SLEEPING WITH THE ENEMY: Laura discovers that her husband knows where she is.
SCENT OF A WOMAN: Charlie convinces the colonel to go for a ride in the Ferrari.

This encompasses the protagonist s final move towards the PRIMARY QUEST. There is only one option - move on. The plot intensifies. Usually, this involves a singular action which we sense we lead to the PRIMARY QUEST, despite the risks.

Something happens in this sequence, closer to the beginning than the end, through which the protagonist gains some nugget of wisdom. The protagonist may experience something that makes him/her realise something they didn t know. Something that helps them or something that shows that they have learned/experienced something they hadn t planned on when they began the journey.

Pages 108-115 - CLIMAX
The protagonist can see the end of the tunnel, but must give it the whole nine yards in order to reach it.

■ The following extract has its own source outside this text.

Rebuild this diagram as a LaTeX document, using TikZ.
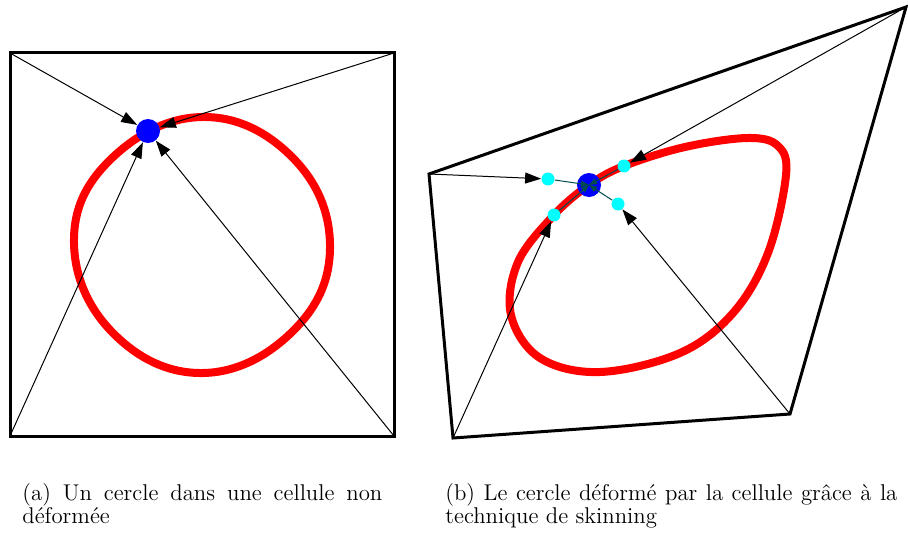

Unforunately for the protagonist, however, the main antagonist, or nemesis, just happens to be standing in their way. This is a "life and death" or a "choose love or nothing" situation. The crucial point where the protagonist has to do the ultimate battle, whether physical (in a plot-based story) or emotional (in a character-based story.

SCENT OF A WOMAN: The colonel helps Charlie get out of his predicament at school by giving that moving speech.
SLEEPING WITH THE ENEMY: Laura battles for her life.

The battle over, the PRIMARY QUEST acquired, what does the protagonist do? How do they feel? What have they learned? How have they developed as a character? What clues do we get as to what the protagonist will do or how they will live after we walk out of the cinema?

SCENT OF A WOMAN: Charlie drops off the colonel at home and watches him make amends by being nice to his niece and nephew.